> _REQUIRED WORK_
In the material below, find each line holding the string "document" and copy it.
### GIVEN MATERIAL ###
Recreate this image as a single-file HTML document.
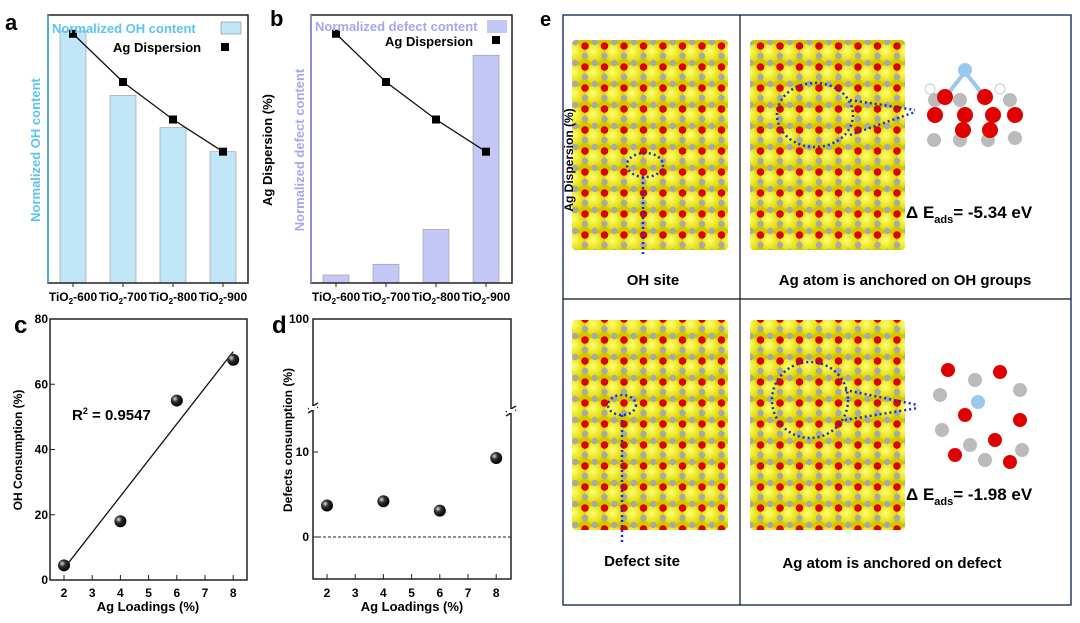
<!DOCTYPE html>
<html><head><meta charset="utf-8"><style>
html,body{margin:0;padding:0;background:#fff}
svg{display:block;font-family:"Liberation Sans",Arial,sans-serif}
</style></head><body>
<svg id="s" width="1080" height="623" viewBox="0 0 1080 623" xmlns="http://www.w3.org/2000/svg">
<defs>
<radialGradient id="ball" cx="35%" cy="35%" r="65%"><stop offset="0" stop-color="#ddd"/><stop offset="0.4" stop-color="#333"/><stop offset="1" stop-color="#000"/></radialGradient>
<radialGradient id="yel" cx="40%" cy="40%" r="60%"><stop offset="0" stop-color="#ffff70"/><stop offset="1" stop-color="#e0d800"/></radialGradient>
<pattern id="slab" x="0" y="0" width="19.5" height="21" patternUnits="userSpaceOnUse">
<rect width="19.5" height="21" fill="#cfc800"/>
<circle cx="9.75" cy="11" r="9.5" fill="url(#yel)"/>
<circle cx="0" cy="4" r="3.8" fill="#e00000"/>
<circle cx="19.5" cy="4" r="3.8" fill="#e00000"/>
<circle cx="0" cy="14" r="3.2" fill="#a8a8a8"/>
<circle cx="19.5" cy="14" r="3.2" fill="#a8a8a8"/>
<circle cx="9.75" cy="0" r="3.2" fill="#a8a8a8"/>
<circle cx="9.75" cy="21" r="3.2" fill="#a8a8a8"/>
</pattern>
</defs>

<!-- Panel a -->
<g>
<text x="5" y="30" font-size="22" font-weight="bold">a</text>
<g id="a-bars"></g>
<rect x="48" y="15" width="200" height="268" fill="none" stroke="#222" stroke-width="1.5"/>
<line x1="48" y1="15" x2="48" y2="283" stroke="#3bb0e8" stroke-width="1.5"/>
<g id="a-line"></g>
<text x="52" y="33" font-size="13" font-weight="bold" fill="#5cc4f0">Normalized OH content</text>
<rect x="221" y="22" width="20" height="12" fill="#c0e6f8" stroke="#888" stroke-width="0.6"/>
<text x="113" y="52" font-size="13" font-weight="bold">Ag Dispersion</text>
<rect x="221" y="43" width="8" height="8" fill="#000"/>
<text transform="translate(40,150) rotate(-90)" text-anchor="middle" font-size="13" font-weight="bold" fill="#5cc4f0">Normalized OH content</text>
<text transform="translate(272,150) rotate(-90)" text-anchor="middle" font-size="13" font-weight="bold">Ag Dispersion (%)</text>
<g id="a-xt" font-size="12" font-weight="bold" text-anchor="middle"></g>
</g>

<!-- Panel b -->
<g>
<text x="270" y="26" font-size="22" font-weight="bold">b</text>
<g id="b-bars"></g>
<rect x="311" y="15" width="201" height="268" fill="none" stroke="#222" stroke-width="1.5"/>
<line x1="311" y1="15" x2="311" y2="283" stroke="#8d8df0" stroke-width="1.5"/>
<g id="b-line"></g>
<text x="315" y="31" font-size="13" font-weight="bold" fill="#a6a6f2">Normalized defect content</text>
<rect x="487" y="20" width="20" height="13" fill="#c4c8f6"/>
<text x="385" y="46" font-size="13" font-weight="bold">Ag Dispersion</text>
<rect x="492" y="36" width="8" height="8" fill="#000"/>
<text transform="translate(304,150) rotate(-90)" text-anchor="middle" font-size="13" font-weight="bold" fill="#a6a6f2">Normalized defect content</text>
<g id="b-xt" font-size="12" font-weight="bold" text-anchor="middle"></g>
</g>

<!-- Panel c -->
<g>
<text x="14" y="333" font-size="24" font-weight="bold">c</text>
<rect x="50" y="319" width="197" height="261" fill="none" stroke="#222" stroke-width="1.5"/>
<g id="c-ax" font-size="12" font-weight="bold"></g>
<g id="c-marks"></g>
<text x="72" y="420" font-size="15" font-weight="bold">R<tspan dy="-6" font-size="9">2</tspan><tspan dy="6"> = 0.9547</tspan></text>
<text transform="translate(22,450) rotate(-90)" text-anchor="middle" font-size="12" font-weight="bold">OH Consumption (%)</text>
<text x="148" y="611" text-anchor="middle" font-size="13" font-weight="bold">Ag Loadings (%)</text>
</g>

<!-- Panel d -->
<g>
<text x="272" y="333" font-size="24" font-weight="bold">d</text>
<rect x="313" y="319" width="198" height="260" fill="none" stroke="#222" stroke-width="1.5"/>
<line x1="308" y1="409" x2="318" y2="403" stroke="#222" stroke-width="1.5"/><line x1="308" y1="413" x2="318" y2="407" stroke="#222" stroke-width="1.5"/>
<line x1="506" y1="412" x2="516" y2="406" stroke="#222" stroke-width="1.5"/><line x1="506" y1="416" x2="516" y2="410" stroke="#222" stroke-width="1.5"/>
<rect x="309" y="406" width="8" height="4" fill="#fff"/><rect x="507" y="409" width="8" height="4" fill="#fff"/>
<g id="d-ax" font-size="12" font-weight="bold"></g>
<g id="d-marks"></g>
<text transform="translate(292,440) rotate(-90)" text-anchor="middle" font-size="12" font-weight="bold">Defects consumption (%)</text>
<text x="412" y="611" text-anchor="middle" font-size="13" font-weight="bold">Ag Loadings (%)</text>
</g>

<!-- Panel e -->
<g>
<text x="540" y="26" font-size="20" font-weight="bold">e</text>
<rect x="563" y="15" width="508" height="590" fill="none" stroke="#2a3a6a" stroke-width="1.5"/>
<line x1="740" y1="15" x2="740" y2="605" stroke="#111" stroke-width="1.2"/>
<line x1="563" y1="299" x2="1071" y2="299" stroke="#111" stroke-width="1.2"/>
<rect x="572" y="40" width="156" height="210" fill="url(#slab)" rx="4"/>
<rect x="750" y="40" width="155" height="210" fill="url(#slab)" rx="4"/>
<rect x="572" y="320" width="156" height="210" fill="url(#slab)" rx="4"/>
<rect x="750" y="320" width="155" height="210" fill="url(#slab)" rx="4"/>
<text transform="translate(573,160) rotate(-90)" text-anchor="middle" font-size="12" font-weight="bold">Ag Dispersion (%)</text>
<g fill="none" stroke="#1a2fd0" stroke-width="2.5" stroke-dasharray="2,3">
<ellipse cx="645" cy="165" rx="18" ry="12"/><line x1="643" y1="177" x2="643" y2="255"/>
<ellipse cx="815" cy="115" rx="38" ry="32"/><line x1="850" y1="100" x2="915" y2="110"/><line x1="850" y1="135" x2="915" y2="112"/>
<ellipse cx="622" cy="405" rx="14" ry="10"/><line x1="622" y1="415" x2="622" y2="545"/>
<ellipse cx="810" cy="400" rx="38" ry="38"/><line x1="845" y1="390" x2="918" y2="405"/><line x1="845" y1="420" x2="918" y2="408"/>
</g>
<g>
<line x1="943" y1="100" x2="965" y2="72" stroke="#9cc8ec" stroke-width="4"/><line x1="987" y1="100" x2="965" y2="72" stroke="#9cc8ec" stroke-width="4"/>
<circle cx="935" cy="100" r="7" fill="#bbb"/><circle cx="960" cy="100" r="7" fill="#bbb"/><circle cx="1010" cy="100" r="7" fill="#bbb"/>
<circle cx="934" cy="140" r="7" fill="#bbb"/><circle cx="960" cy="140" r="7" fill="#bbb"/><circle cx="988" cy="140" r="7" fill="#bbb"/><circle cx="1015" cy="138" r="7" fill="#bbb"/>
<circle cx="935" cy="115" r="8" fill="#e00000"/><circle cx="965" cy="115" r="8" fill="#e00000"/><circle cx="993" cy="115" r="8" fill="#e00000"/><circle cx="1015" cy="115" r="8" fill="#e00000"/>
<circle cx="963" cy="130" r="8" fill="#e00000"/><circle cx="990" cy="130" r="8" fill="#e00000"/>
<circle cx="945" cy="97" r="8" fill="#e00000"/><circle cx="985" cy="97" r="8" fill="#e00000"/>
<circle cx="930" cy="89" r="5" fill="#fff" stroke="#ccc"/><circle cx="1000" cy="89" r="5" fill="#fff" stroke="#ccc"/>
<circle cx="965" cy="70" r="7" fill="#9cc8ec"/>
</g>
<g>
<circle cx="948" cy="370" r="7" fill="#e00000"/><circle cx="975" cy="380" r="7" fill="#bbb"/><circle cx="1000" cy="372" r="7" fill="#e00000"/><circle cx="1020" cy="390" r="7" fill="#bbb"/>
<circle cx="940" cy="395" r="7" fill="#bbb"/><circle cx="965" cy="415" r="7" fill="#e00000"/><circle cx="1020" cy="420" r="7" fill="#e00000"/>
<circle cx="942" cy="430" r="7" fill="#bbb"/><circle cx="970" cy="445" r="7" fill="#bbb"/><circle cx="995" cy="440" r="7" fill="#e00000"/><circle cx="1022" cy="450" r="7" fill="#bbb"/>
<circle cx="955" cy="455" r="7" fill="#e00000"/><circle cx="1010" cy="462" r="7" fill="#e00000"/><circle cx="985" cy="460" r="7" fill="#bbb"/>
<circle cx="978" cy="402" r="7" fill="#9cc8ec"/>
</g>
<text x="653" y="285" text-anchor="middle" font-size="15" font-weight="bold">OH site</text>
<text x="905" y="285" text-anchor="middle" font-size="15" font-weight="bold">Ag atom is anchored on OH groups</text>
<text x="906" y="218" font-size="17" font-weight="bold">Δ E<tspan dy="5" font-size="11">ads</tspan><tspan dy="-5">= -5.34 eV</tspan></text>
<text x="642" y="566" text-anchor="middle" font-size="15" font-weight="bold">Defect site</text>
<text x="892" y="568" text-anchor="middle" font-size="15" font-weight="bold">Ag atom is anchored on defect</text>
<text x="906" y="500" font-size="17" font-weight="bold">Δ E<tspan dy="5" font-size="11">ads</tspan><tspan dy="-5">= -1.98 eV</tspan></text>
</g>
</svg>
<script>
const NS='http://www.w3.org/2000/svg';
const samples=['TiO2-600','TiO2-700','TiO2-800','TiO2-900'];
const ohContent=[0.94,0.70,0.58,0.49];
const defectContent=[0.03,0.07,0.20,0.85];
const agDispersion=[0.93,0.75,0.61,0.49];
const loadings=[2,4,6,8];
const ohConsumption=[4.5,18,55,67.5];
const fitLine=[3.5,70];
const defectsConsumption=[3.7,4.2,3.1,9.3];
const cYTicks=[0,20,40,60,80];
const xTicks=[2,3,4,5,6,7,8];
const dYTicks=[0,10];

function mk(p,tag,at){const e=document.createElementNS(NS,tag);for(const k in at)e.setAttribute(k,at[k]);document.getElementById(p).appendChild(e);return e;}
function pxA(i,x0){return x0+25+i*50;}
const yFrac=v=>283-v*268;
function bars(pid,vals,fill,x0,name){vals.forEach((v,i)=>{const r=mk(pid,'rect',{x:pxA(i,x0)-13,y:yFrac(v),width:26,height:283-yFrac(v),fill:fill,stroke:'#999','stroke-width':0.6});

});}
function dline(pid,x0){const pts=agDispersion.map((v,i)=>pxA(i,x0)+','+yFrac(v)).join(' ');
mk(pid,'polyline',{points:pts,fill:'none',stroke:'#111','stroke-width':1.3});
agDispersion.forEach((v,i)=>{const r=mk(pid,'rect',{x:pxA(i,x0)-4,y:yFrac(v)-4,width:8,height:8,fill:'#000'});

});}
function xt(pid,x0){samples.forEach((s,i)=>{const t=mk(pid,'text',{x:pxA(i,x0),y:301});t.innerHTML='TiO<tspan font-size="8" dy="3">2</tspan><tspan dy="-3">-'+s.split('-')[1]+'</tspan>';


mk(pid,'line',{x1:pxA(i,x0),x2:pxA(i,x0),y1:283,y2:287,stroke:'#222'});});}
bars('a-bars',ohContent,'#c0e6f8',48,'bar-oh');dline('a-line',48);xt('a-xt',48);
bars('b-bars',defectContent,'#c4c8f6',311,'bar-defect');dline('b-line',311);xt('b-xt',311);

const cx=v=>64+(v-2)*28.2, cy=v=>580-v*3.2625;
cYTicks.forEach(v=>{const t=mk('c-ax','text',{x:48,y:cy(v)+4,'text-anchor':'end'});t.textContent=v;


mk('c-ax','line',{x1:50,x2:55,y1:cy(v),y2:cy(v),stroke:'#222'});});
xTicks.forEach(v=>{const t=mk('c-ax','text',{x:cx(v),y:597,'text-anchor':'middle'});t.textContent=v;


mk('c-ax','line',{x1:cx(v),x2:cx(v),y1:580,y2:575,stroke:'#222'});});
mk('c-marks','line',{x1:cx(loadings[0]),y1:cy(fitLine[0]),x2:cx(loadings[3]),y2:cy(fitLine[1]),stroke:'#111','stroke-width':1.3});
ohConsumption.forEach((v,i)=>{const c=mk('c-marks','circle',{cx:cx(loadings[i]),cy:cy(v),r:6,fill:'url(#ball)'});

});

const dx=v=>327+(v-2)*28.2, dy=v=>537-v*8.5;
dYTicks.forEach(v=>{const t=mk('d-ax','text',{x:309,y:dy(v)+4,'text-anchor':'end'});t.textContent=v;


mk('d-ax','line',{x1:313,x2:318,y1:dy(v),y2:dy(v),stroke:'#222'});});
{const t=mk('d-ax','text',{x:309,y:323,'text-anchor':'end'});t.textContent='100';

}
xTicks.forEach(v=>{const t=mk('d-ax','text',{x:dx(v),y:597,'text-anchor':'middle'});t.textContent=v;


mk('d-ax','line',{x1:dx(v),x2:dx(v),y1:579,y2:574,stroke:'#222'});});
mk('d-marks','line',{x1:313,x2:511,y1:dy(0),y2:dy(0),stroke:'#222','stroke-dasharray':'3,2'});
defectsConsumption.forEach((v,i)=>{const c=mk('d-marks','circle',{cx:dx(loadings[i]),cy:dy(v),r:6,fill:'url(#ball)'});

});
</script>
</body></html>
###
> _THE OUTPUT_
Recreate this image as a single-file HTML document.
function mk(p,tag,at){const e=document.createElementNS(NS,tag);for(const k in at)e.setAttribute(k,at[k]);document.getElementById(p).appendChild(e);return e;}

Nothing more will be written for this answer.